Implementation recommendations for executive decision-makers
For manufacturing enterprises, the right path begins with a structured performance assessment rather than an immediate infrastructure rebuild. Leadership should first classify workloads by business criticality, transaction intensity, customization depth, and integration dependency. From there, the organization can decide whether multi-tenant hosting remains viable or whether dedicated Odoo managed hosting is required for production. The next step is to establish a target operating model covering Kubernetes orchestration, PostgreSQL strategy, Redis usage, Traefik ingress, observability, backup automation, and GitOps-based change control.

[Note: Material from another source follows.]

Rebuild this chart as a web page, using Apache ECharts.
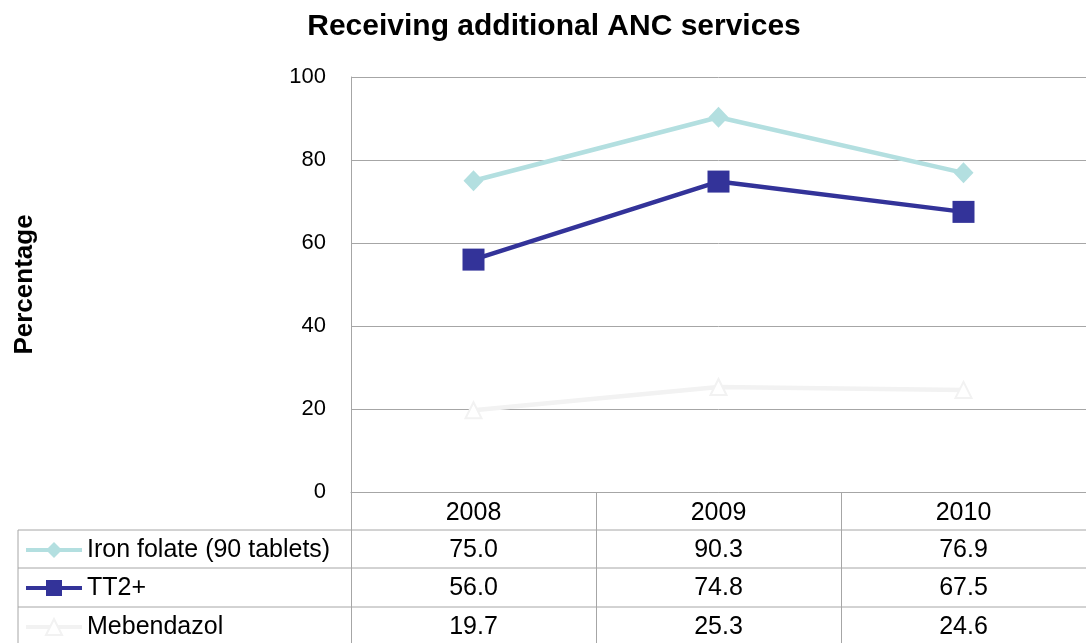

The most effective modernization programs are phased. Start by stabilizing observability and backup assurance, then isolate critical workloads, then standardize CI/CD and infrastructure automation, and finally optimize for scale and cost. This sequence reduces risk while improving service quality. For executives, the key decision is whether Odoo is being treated as a business-critical manufacturing platform or merely as hosted software. If it is business-critical, then the infrastructure model must reflect that reality.
Conclusion
Cloud ERP performance troubleshooting in manufacturing enterprises is ultimately an architecture and operations discipline. Odoo cloud hosting must be designed around production behavior, not generic hosting templates. The right combination of dedicated or carefully governed multi-tenant architecture, Kubernetes-based orchestration, PostgreSQL performance management, Redis support, Traefik ingress control, observability, backup automation, disaster recovery readiness, and GitOps-driven DevOps creates a platform that is both faster and more resilient. For manufacturers, that translates into fewer operational disruptions, better planning reliability, stronger governance, and a cloud ERP foundation that can scale with the business.